WHAT THE TASK REQUIRES
Print the listing from its top line through the line containing "let width = 930, height = 792;", nothing more, and leave out the pictures.
__________________________________________________
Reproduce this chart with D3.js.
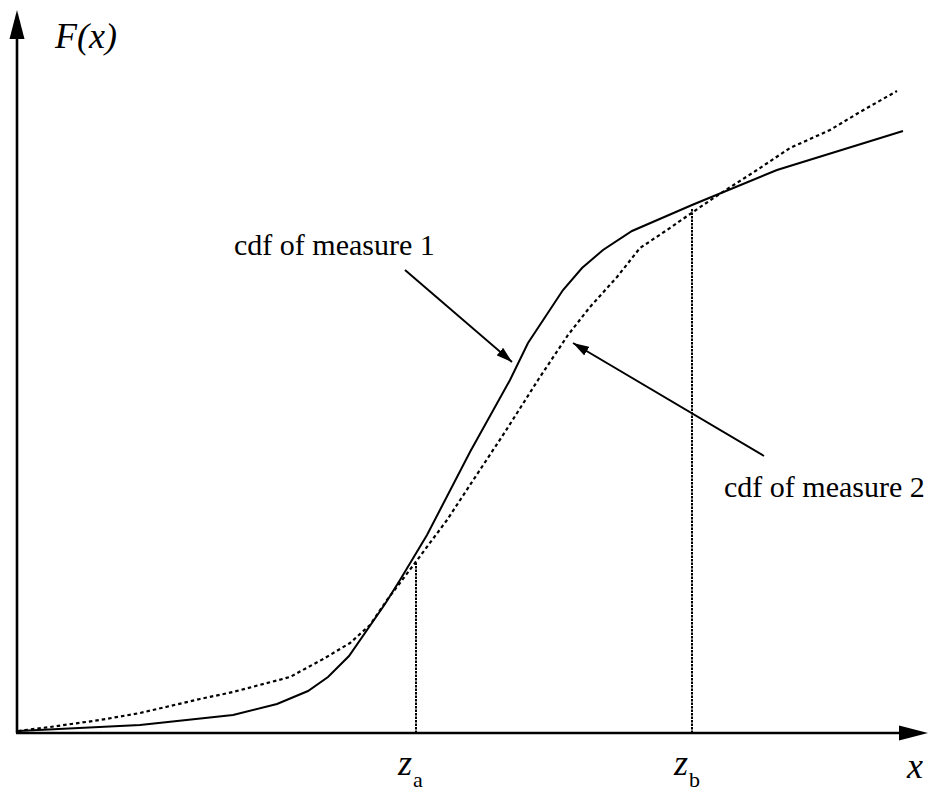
<!DOCTYPE html>
<html>
<head>
  <meta charset="UTF-8">
  <style>
    body { margin: 0; background: #fff; }
    text { font-family: "Liberation Serif", "Times New Roman", serif; fill: #000; }
  </style>
</head>
<body>
<svg></svg>
<script src="https://d3js.org/d3.v7.min.js"></script>
<script>
let width = 930, height = 792;

// curves (x, F(x)) in chart units
var measure1X = [1, 123, 216, 260, 291, 311, 332, 368, 383, 410, 453, 493, 511, 546, 565, 586, 615, 675, 760, 886];
var measure1Y = [2, 8, 18, 29, 42, 56, 77, 129, 153, 198, 281, 353, 390, 443, 465, 483, 502, 528, 563, 602];
var measure2X = [1, 33, 83, 123, 183, 216, 273, 308, 333, 353, 370, 398, 430, 453, 488, 521, 551, 573, 600, 623, 650, 676, 698, 740, 773, 813, 843, 880];
var measure2Y = [2, 6, 13, 20, 34, 41, 56, 75, 90, 108, 133, 170, 213, 248, 301, 353, 398, 426, 456, 485, 503, 521, 536, 563, 585, 603, 621, 642];

// the two marked points z_a, z_b and where their drop lines stop
var zNames = ["a", "b"];
var zX = [399, 675];
var zTop = [170, 525];

// labels with pointer arrows: [from, to] in chart units
var labelNames = ["cdf of measure 1", "cdf of measure 2"];
var arrowFrom = [[388, 463], [747, 277]];
var arrowTo = [[495, 371], [556, 390]];

let svg = d3.select("svg")
    .attr("width", width)
    .attr("height", height);

var x = d3.scaleLinear().domain([0, 911]).range([17, 928]);
var y = d3.scaleLinear().domain([0, 723]).range([733, 10]);

// arrow marker for the pointers
svg.append("defs").append("marker")
    .attr("id", "head")
    .attr("markerUnits", "userSpaceOnUse")
    .attr("viewBox", "0 -5 16 10")
    .attr("refX", 16)
    .attr("refY", 0)
    .attr("markerWidth", 16)
    .attr("markerHeight", 10)
    .attr("orient", "auto")
  .append("path")
    .attr("d", "M0,-5L16,0L0,5Z")
    .attr("fill", "#000");

// axes
svg.append("line")
    .attr("x1", x(0)).attr("y1", y(0))
    .attr("x2", x(0)).attr("y2", y(700))
    .attr("stroke", "#000").attr("stroke-width", 2.6);
svg.append("line")
    .attr("x1", x(0) - 1).attr("y1", y(0))
    .attr("x2", x(885)).attr("y2", y(0))
    .attr("stroke", "#000").attr("stroke-width", 2.6);
svg.append("path")
    .attr("d", "M" + x(0) + "," + y(723) + "L" + (x(0) + 7.5) + "," + y(694) + "L" + (x(0) - 7.5) + "," + y(694) + "Z")
    .attr("fill", "#000");
svg.append("path")
    .attr("d", "M" + x(911) + "," + y(0) + "L" + x(882) + "," + (y(0) - 7.5) + "L" + x(882) + "," + (y(0) + 7.5) + "Z")
    .attr("fill", "#000");

// drop lines at z_a and z_b
svg.selectAll(".drop")
    .data(zX)
    .enter()
    .append("line")
    .attr("class", "drop")
    .attr("x1", d => x(d)).attr("x2", d => x(d))
    .attr("y1", y(0))
    .attr("y2", (d, i) => y(zTop[i]))
    .attr("stroke", "#000")
    .attr("stroke-width", 2)
    .attr("stroke-dasharray", "2.5,1");

var line = d3.line()
    .x(d => x(d[0]))
    .y(d => y(d[1]));

svg.append("path")
    .datum(measure2X.map((v, i) => [v, measure2Y[i]]))
    .attr("d", line)
    .attr("fill", "none")
    .attr("stroke", "#000")
    .attr("stroke-width", 2.2)
    .attr("stroke-dasharray", "3.5,3");

svg.append("path")
    .datum(measure1X.map((v, i) => [v, measure1Y[i]]))
    .attr("d", line)
    .attr("fill", "none")
    .attr("stroke", "#000")
    .attr("stroke-width", 2);

// pointers
svg.selectAll(".pointer")
    .data(arrowFrom)
    .enter()
    .append("line")
    .attr("class", "pointer")
    .attr("x1", d => x(d[0])).attr("y1", d => y(d[1]))
    .attr("x2", (d, i) => x(arrowTo[i][0])).attr("y2", (d, i) => y(arrowTo[i][1]))
    .attr("stroke", "#000")
    .attr("stroke-width", 2)
    .attr("marker-end", "url(#head)");

svg.append("text")
    .attr("x", 234).attr("y", 255)
    .attr("font-size", 30)
    .text(labelNames[0]);
svg.append("text")
    .attr("x", 724).attr("y", 497)
    .attr("font-size", 30)
    .text(labelNames[1]);

// axis titles
svg.append("text")
    .attr("x", 55).attr("y", 48)
    .attr("font-size", 36)
    .attr("font-style", "italic")
    .text("F(x)");
svg.append("text")
    .attr("x", 907).attr("y", 778)
    .attr("font-size", 36)
    .attr("font-style", "italic")
    .text("x");

var zl = svg.selectAll(".zlabel")
    .data(zX)
    .enter()
    .append("text")
    .attr("class", "zlabel")
    .attr("x", d => x(d) - 18)
    .attr("y", 775);
zl.append("tspan")
    .attr("font-size", 36)
    .attr("font-style", "italic")
    .text("z");
zl.append("tspan")
    .attr("font-size", 22)
    .attr("dx", 1)
    .attr("dy", 12)
    .text((d, i) => zNames[i]);
</script>
</body>
</html>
__________________________________________________
FINAL RESULT
Reproduce this chart with D3.js.
<!DOCTYPE html>
<html>
<head>
  <meta charset="UTF-8">
  <style>
    body { margin: 0; background: #fff; }
    text { font-family: "Liberation Serif", "Times New Roman", serif; fill: #000; }
  </style>
</head>
<body>
<svg></svg>
<script src="https://d3js.org/d3.v7.min.js"></script>
<script>
let width = 930, height = 792;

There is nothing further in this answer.